THE TASK »
Write the data out again, character for character, with no images.
• • •
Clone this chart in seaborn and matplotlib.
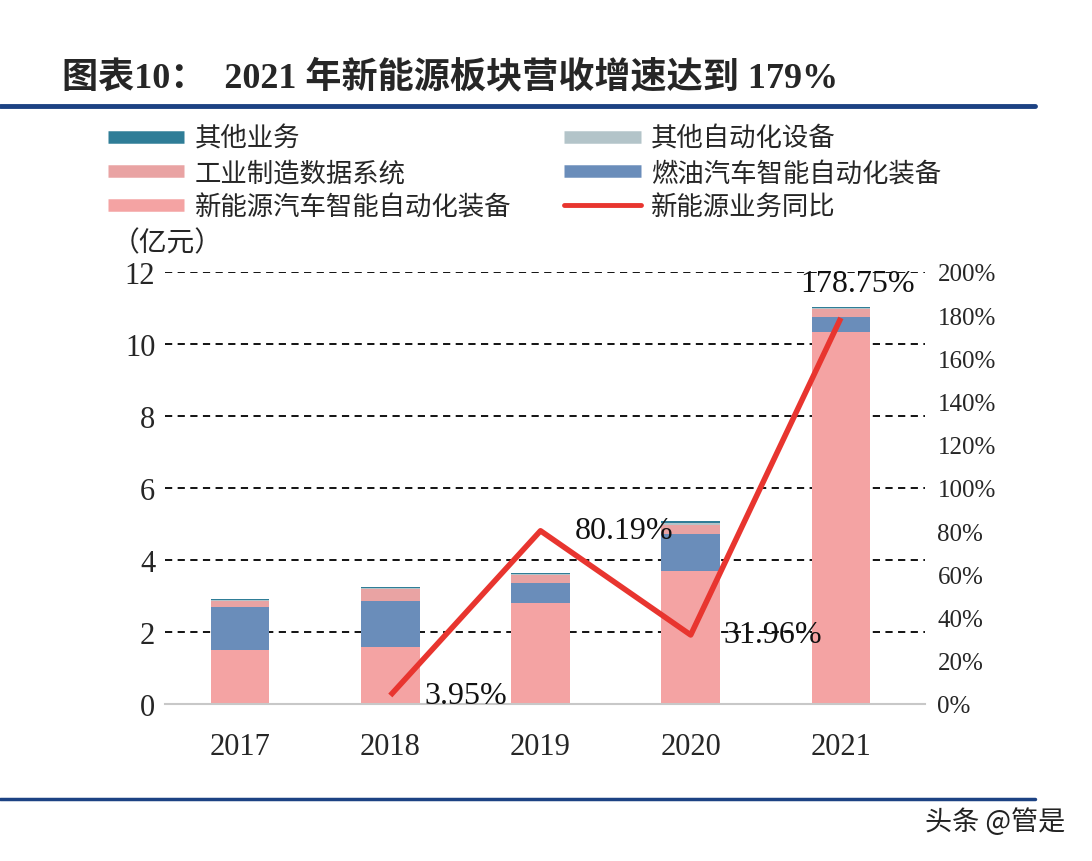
import numpy as np
import pandas as pd
import matplotlib
matplotlib.use("Agg")
import matplotlib.pyplot as plt
from matplotlib.lines import Line2D
import seaborn as sns

# =========================
# Data (亿元)
# =========================
years = ["2017", "2018", "2019", "2020", "2021"]
nev_auto = [1.51, 1.57, 2.80, 3.70, 10.32]      # 新能源汽车智能自动化装备
fuel_auto = [1.18, 1.28, 0.56, 1.02, 0.42]      # 燃油汽车智能自动化装备
industrial = [0.18, 0.34, 0.22, 0.26, 0.22]     # 工业制造数据系统
other_auto = [0.03, 0.03, 0.03, 0.05, 0.03]     # 其他自动化设备
other_biz = [0.02, 0.02, 0.03, 0.05, 0.03]      # 其他业务

growth_years = ["2018", "2019", "2020", "2021"]
growth = [3.95, 80.19, 31.96, 178.75]           # 新能源业务同比 (%)
growth_labels = ["3.95%", "80.19%", "31.96%", "178.75%"]

series_names = ["新能源汽车智能自动化装备", "燃油汽车智能自动化装备",
                "工业制造数据系统", "其他自动化设备", "其他业务"]
colors = ["#f4a3a3", "#6a8dba", "#e9a3a3", "#b3c4c9", "#2f7d97"]
line_color = "#e8352f"

sns.set_theme(style="white")
plt.rcParams['font.family'] = ['Liberation Serif', 'Noto Sans CJK SC']
cjk = ['Noto Sans CJK SC', 'DejaVu Sans']

fig = plt.figure(figsize=(10.92, 8.62), dpi=100)
ax = fig.add_axes([165/1092, 1-705/862, 760/1092, 432/862])

# cumulative stacks, draw tallest first so bars overlap into a stack
stack = np.cumsum(np.array([nev_auto, fuel_auto, industrial, other_auto, other_biz]), axis=0)
df = pd.DataFrame({"year": years})
for i in range(len(series_names) - 1, -1, -1):
    df["v"] = stack[i]
    sns.barplot(data=df, x="year", y="v", color=colors[i], width=0.39,
                saturation=1, linewidth=0, ax=ax, zorder=2)

ax.set_xlim(-0.5, 4.56)
ax.set_ylim(0, 12)
ax.set_yticks(range(0, 13, 2))
for yv in range(2, 13, 2):
    ax.axhline(yv, color="black", linestyle=(0, (4, 3)), linewidth=1.3, zorder=1)
ax.set_xlabel("")
ax.set_ylabel("")
ax.tick_params(axis="both", length=0, labelsize=22)
ax.tick_params(axis="y", pad=7)
ax.tick_params(axis="x", pad=20)
for s in ["top", "right", "left"]:
    ax.spines[s].set_visible(False)
ax.spines["bottom"].set_color("#c8c8c8")
ax.spines["bottom"].set_linewidth(1.5)

# growth line on right axis
ax2 = ax.twinx()
xpos = [years.index(y) for y in growth_years]
sns.lineplot(x=xpos, y=growth, color=line_color, linewidth=4, ax=ax2,
             solid_capstyle="butt", zorder=5)
ax2.set_ylim(0, 200)
ax2.set_yticks(range(0, 201, 20))
ax2.set_yticklabels([f"{v}%" for v in range(0, 201, 20)])
ax2.tick_params(axis="y", length=0, labelsize=18, pad=9)
ax2.set_ylabel("")
for s in ["top", "right", "left", "bottom"]:
    ax2.spines[s].set_visible(False)
ax2.grid(False)
ax.grid(False)

offsets = [(0.23, 0, "left"), (0.23, 0, "left"), (0.22, 0, "left"), (0.11, 16, "center")]
for x, g, lab, (dx, dy, ha) in zip(xpos, growth, growth_labels, offsets):
    ax2.text(x + dx, g + dy, lab, ha=ha, va="center", fontsize=23, color="#111111", zorder=6)

# legend
handles = [
    Line2D([0], [0], color=colors[4], lw=9, solid_capstyle="butt"),
    Line2D([0], [0], color=colors[2], lw=9, solid_capstyle="butt"),
    Line2D([0], [0], color=colors[0], lw=9, solid_capstyle="butt"),
    Line2D([0], [0], color=colors[3], lw=9, solid_capstyle="butt"),
    Line2D([0], [0], color=colors[1], lw=9, solid_capstyle="butt"),
    Line2D([0], [0], color=line_color, lw=3.5, solid_capstyle="round"),
]
labels = ["其他业务", "工业制造数据系统", "新能源汽车智能自动化装备",
          "其他自动化设备", "燃油汽车智能自动化装备", "新能源业务同比"]
fig.legend(handles=handles, labels=labels, ncol=2, loc="upper left",
           bbox_to_anchor=(84/1092, 1-102/862), frameon=False,
           prop={"family": cjk, "size": 19}, handlelength=2.9,
           handletextpad=0.4, columnspacing=2.0, labelspacing=0.28)

# title and decorations
fig.text(62/1092, 1-78/862, "图表10：  2021 年新能源板块营收增速达到 179%",
         fontsize=26, fontweight="heavy", va="center", ha="left")
fig.add_artist(Line2D([0, 1035/1092], [1-107/862, 1-107/862], color="#1c4283", lw=3.5))
fig.add_artist(Line2D([0, 1035/1092], [1-800/862, 1-800/862], color="#1c4283", lw=2.5))
fig.text(112/1092, 1-243/862, "（亿元）", fontsize=20, family=cjk, va="center", ha="left")
fig.text(1065/1092, 1-822/862, "头条 @管是", fontsize=19.5, family=cjk, va="center",
         ha="right", color="#222222")

fig.savefig("out.png", dpi=100, facecolor="white")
• • •
SOLVED PROBLEM »
Clone this chart in seaborn and matplotlib.
import numpy as np
import pandas as pd
import matplotlib
matplotlib.use("Agg")
import matplotlib.pyplot as plt
from matplotlib.lines import Line2D
import seaborn as sns

# =========================
# Data (亿元)
# =========================
years = ["2017", "2018", "2019", "2020", "2021"]
nev_auto = [1.51, 1.57, 2.80, 3.70, 10.32]      # 新能源汽车智能自动化装备
fuel_auto = [1.18, 1.28, 0.56, 1.02, 0.42]      # 燃油汽车智能自动化装备
industrial = [0.18, 0.34, 0.22, 0.26, 0.22]     # 工业制造数据系统
other_auto = [0.03, 0.03, 0.03, 0.05, 0.03]     # 其他自动化设备
other_biz = [0.02, 0.02, 0.03, 0.05, 0.03]      # 其他业务

growth_years = ["2018", "2019", "2020", "2021"]
growth = [3.95, 80.19, 31.96, 178.75]           # 新能源业务同比 (%)
growth_labels = ["3.95%", "80.19%", "31.96%", "178.75%"]

series_names = ["新能源汽车智能自动化装备", "燃油汽车智能自动化装备",
                "工业制造数据系统", "其他自动化设备", "其他业务"]
colors = ["#f4a3a3", "#6a8dba", "#e9a3a3", "#b3c4c9", "#2f7d97"]
line_color = "#e8352f"

sns.set_theme(style="white")
plt.rcParams['font.family'] = ['Liberation Serif', 'Noto Sans CJK SC']
cjk = ['Noto Sans CJK SC', 'DejaVu Sans']

fig = plt.figure(figsize=(10.92, 8.62), dpi=100)
ax = fig.add_axes([165/1092, 1-705/862, 760/1092, 432/862])

# cumulative stacks, draw tallest first so bars overlap into a stack
stack = np.cumsum(np.array([nev_auto, fuel_auto, industrial, other_auto, other_biz]), axis=0)
df = pd.DataFrame({"year": years})
for i in range(len(series_names) - 1, -1, -1):
    df["v"] = stack[i]
    sns.barplot(data=df, x="year", y="v", color=colors[i], width=0.39,
                saturation=1, linewidth=0, ax=ax, zorder=2)

ax.set_xlim(-0.5, 4.56)
ax.set_ylim(0, 12)
ax.set_yticks(range(0, 13, 2))
for yv in range(2, 13, 2):
    ax.axhline(yv, color="black", linestyle=(0, (4, 3)), linewidth=1.3, zorder=1)
ax.set_xlabel("")
ax.set_ylabel("")
ax.tick_params(axis="both", length=0, labelsize=22)
ax.tick_params(axis="y", pad=7)
ax.tick_params(axis="x", pad=20)
for s in ["top", "right", "left"]:
    ax.spines[s].set_visible(False)
ax.spines["bottom"].set_color("#c8c8c8")
ax.spines["bottom"].set_linewidth(1.5)

# growth line on right axis
ax2 = ax.twinx()
xpos = [years.index(y) for y in growth_years]
sns.lineplot(x=xpos, y=growth, color=line_color, linewidth=4, ax=ax2,
             solid_capstyle="butt", zorder=5)
ax2.set_ylim(0, 200)
ax2.set_yticks(range(0, 201, 20))
ax2.set_yticklabels([f"{v}%" for v in range(0, 201, 20)])
ax2.tick_params(axis="y", length=0, labelsize=18, pad=9)
ax2.set_ylabel("")
for s in ["top", "right", "left", "bottom"]:
    ax2.spines[s].set_visible(False)
ax2.grid(False)
ax.grid(False)

offsets = [(0.23, 0, "left"), (0.23, 0, "left"), (0.22, 0, "left"), (0.11, 16, "center")]
for x, g, lab, (dx, dy, ha) in zip(xpos, growth, growth_labels, offsets):
    ax2.text(x + dx, g + dy, lab, ha=ha, va="center", fontsize=23, color="#111111", zorder=6)

# legend
handles = [
    Line2D([0], [0], color=colors[4], lw=9, solid_capstyle="butt"),
    Line2D([0], [0], color=colors[2], lw=9, solid_capstyle="butt"),
    Line2D([0], [0], color=colors[0], lw=9, solid_capstyle="butt"),
    Line2D([0], [0], color=colors[3], lw=9, solid_capstyle="butt"),
    Line2D([0], [0], color=colors[1], lw=9, solid_capstyle="butt"),
    Line2D([0], [0], color=line_color, lw=3.5, solid_capstyle="round"),
]
labels = ["其他业务", "工业制造数据系统", "新能源汽车智能自动化装备",
          "其他自动化设备", "燃油汽车智能自动化装备", "新能源业务同比"]
fig.legend(handles=handles, labels=labels, ncol=2, loc="upper left",
           bbox_to_anchor=(84/1092, 1-102/862), frameon=False,
           prop={"family": cjk, "size": 19}, handlelength=2.9,
           handletextpad=0.4, columnspacing=2.0, labelspacing=0.28)

# title and decorations
fig.text(62/1092, 1-78/862, "图表10：  2021 年新能源板块营收增速达到 179%",
         fontsize=26, fontweight="heavy", va="center", ha="left")
fig.add_artist(Line2D([0, 1035/1092], [1-107/862, 1-107/862], color="#1c4283", lw=3.5))
fig.add_artist(Line2D([0, 1035/1092], [1-800/862, 1-800/862], color="#1c4283", lw=2.5))
fig.text(112/1092, 1-243/862, "（亿元）", fontsize=20, family=cjk, va="center", ha="left")
fig.text(1065/1092, 1-822/862, "头条 @管是", fontsize=19.5, family=cjk, va="center",
         ha="right", color="#222222")

fig.savefig("out.png", dpi=100, facecolor="white")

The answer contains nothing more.